Ladies, Keep Your PU$$Y P0PPIN

    While I don’t think we can ever exhaust the feminist music criticism cannon, my column is supposed to be about pop music, and there are plenty of men doing that well too these days. (Frank Ocean won a Grammy! Justin Timberlake has a new song that sounds like an old R. Kelly song!)

    With that said, there’s something more important in my life I need to talk about, and it’s all about pussy.

    “PU$$Y P0PPIN” is the name of a radio show on KSDT that I’m co-hosting with my friend Mina. We go by the names DJ Minamator and DJ Ari$ha, and play nothing but female hip hop from 4 to 5 p.m. every Friday.

    Mina approached me with the idea for the show over winter break, and I couldn’t resist immediately making a sprawling Spotify playlist of lady MCs and agreeing to the gig. Since then, I’ve discovered more incredible artists than I could have possibly imagined. Last week’s theme of “up and comers” and this week’s theme of “female rappers from around the world,” forced me to delve deep into the pockets of the Internet to pull out women that I probably wouldn’t have been exposed to otherwise.

    I see plenty of people who claim to be fans of rap who don’t listen to a single female, and those that do often pit them against each other, sexualize them or treat them like a gimmick. Let the following artists be a taste of what female rappers really have to offer, and listen to PU$$Y P0PPIN every Friday for even more girl power.

    Kitty (formerly Kitty Pryde)

    On her new release “D.A.I.S.Y. Rage,” Kitty goes where few female MCs have gone before, rapping about wetting the bed, her relationship with her mother and even twisting Wu Tang’s C.R.E.A.M. into a confessional about anxiety rashes. Unlike artists of the old guard like Lil Kim and Foxy Brown, sex isn’t her central premise. Kitty doesn’t shy away from the topic either, but it’s merely one facet of her complicated experience as a teenage girl — a group that ordinarily gets objectified by the mainstream media.

    The 19-year-old’s delivery is subversive by traditional hip hop standards. As she giggles mid song, and delivers her rhymes like a truth or dare confession, it’s easy to see why a hip hop traditionalist might write her off as a disrespectful wannabe. Admittedly, the Kitty Pryde project did start as a bored joke on Kathryn Beckwith’s laptop, but once she found fame with her video for “Okay Cupid” there was no turning back. Pretentious (male) hip hop heads shouldn’t discount her merely for speaking in a voice they can’t relate to.

    The U.K. Ladies

    For years, British hip-hop and its dark, twisted child, grime, have been completely dominated by men like Tinie Tempah and Dizzee Rascal, with the most successful women (such as Lady Sovereign), falling by the wayside almost as soon as they appear. Fortunately, there’s now a group of badass ladies leading the charge in the UK, including Lady Leshurr, Amplify Dot, No Lay and Shystie.

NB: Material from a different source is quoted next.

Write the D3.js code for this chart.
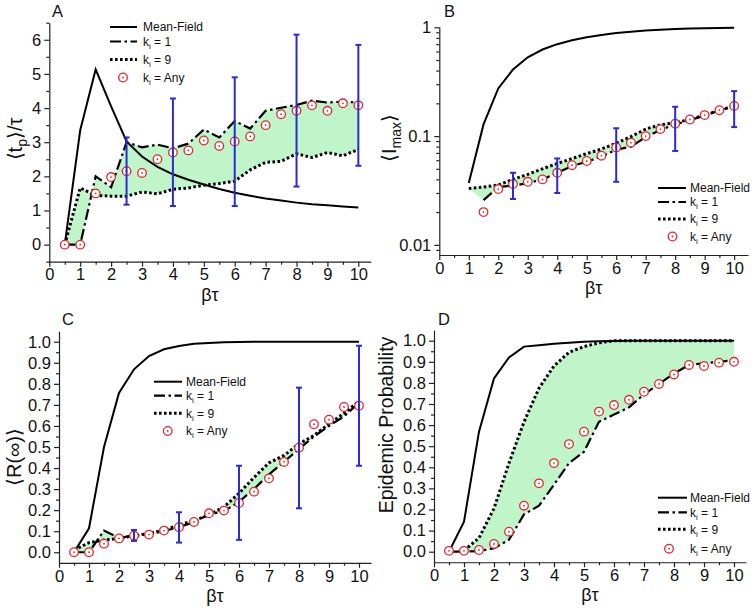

    Lady Leshurr has an intricate, lightning-quick delivery reminiscent of Busta Rhymes. To start, listen to her vocal gymnastics on the title track of Orbital’s comeback album, “Wonky.” Meanwhile, London’s Amplify Dot drops punch line verses over maniacal club bangers with vocals that are indisputably hard. Give her glitchy throwdown “Semantics” a spin at the gym. Fellow Londoner No Lay falls on the grimier side of the spectrum, with a delivery that’s sometimes reminiscent of the wild tone changes of Nicki Minaj in her prime. (Check “Below Zero” for the best example.) Finally, Shystie is probably the most similar to the Queen, Missy Elliot, toting the same high-throttle energy and shout-along choruses. (“Feel It” sounds alarmingly like “Work It”-era Missy.)

    Salome MC

    Salome MC is the first female hip hop artist in Iran, which denounced the genre back in 2007. Despite the evident restrictions of a regime that controls the release and performance of music, Salome hasn’t been discouraged from recording tracks privately in her bedroom and releasing them online. The poetic nature of Farsi, coupled with her forceful delivery, makes for an instantly compelling sound — even if you can’t understand a word that she’s saying.

    Fortunately, the Internet can help.

    “I haven’t seen the revolution, but my rap is revolutionary; This pen is my weapon, and I got my burial shroud in my backpack,” reads the translation of a verse in last year’s single “Drunk Shah, Drunk Elder.”

    Now, if that’s not badass enough to pique your interest, you don’t deserve to be graced by the PU$$Y.